Ready for a clear liquidation plan (and a realistic timeline)?
Memphis Estate Sales helps Collierville families with private in-home estate sales, online auctions, buy-outs, consulting, and specialty liquidation—backed by staging, advertising, and post-sale cleanouts.
FAQ: Estate sales and liquidation in the Memphis/Collierville area
How long does a typical estate liquidation take?
Timelines vary by home size and complexity, but most projects include (1) sorting and identifying valuables, (2) staging and pricing/cataloging, (3) the sale/auction period, and (4) cleanout. Homes with specialty categories (vehicles, firearms, precious metals, large collections) often need additional coordination.

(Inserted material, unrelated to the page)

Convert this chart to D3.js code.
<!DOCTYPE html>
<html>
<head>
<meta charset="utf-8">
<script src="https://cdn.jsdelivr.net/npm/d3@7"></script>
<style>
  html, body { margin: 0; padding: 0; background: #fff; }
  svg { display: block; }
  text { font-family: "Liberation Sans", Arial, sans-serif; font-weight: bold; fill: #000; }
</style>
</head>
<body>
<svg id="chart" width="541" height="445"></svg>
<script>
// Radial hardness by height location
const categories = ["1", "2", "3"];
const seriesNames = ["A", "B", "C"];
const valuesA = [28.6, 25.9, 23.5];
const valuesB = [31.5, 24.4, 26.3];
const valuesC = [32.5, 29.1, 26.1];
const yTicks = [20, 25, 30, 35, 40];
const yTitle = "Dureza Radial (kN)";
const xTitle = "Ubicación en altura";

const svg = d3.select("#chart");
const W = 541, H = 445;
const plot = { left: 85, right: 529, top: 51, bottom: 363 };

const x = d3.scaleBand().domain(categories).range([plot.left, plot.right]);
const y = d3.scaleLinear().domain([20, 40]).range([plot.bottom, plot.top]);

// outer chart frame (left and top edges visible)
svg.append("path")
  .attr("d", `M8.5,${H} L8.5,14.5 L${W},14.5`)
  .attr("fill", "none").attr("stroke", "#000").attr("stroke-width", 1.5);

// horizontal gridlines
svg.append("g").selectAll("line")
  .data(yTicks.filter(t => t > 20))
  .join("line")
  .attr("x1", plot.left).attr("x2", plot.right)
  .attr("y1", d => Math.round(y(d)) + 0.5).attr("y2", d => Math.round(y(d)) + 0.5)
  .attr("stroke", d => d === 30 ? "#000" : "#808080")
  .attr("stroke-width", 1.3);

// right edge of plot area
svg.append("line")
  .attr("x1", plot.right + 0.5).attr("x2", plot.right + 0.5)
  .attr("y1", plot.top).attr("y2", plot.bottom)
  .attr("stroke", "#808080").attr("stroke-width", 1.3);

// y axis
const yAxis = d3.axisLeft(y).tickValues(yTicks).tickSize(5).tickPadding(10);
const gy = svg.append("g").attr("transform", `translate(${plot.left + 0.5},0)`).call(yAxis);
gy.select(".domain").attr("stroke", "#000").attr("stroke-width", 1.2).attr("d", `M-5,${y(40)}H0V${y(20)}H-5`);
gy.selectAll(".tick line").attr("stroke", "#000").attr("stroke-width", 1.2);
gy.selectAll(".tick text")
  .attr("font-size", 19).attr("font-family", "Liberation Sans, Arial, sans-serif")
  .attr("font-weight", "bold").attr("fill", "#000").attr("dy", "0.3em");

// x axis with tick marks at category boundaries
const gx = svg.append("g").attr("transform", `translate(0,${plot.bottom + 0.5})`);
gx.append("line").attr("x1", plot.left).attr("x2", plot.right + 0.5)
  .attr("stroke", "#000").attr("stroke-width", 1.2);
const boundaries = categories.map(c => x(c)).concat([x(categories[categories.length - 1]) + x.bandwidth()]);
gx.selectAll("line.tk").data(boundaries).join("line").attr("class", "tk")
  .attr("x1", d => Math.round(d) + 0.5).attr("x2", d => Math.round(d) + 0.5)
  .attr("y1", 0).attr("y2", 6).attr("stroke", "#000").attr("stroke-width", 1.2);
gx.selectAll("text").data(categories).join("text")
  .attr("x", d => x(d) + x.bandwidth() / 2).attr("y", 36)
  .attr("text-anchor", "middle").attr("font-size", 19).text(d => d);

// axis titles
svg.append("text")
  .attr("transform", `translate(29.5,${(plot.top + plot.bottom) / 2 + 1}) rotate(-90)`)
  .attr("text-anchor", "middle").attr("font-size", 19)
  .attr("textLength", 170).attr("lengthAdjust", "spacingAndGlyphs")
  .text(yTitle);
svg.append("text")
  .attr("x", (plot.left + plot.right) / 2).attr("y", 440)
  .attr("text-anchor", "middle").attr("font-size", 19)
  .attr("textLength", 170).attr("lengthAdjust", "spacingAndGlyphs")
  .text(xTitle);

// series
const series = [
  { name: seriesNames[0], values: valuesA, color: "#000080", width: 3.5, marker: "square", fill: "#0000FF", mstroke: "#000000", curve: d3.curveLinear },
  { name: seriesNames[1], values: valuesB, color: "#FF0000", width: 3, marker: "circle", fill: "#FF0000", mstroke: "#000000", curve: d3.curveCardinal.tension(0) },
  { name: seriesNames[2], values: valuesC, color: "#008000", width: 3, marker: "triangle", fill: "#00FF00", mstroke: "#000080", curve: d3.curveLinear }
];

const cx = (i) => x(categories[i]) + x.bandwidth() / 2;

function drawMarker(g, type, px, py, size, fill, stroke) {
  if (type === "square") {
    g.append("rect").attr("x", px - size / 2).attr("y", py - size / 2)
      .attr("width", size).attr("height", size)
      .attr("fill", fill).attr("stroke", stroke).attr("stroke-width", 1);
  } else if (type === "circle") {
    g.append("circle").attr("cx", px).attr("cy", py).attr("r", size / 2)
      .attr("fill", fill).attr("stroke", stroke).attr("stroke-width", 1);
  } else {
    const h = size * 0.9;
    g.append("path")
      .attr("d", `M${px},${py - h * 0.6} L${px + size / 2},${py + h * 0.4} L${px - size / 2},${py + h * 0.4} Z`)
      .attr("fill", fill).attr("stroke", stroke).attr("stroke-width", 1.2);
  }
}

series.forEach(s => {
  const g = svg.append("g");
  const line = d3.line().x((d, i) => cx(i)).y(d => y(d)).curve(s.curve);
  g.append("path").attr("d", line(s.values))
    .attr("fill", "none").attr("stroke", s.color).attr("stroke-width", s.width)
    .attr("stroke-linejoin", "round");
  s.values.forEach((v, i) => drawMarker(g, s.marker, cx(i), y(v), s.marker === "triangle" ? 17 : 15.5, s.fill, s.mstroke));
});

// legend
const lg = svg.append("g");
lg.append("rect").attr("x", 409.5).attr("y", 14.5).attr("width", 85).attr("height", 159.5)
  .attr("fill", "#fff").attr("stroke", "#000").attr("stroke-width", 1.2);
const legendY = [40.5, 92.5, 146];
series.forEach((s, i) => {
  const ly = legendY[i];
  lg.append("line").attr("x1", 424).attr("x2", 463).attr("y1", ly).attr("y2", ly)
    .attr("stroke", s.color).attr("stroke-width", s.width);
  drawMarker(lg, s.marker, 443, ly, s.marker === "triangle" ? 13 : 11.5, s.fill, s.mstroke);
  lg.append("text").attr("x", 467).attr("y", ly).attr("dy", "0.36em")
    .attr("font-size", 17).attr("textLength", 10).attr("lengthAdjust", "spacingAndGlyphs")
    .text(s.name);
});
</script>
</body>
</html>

Should we throw away “junk” before calling an estate sale company?
Usually, no. Start by removing personal documents and a small “keep” set, but avoid heavy discarding until a professional has assessed what’s there. Many valuable items hide in drawers, closets, tool areas, and mixed boxes.
What items tend to do better in online auctions vs. in-home sales?
Online auctions often shine for collectibles and niche demand items where competitive bidding matters. In-home sales are efficient for furniture, household goods, and large volumes where local pickup is simplest. A blended strategy is often best.
How are valuables like coins, gold, and jewelry handled safely?
A secure process typically includes controlled access, careful documentation, and limiting who handles or transports high-value items. If you suspect precious metals are present, flag it early so security and accounting procedures can be put in place from day one.
Can you liquidate specialty items like firearms or vehicles as part of the estate?
Yes—when handled responsibly and compliantly. Firearms require secure handling and proper transfer steps. Vehicles sell best when titles and documentation are organized and marketing reaches the right buyers (especially for classic or collectible cars).
Optional glossary (helpful terms you may hear)
Buy-out
A fast option where the liquidation company purchases the estate contents (or a defined portion) for a single agreed amount.
Staging
Organizing and displaying items so buyers can see condition, browse efficiently, and purchase confidently.
Lotting (online auctions)
Grouping items into “lots” for bidding, typically with photos, descriptions, and pickup/shipping terms.
Cleanout
Removing unsold items, trash, and debris after the sale so the home can be handed off for listing, closing, or turnover.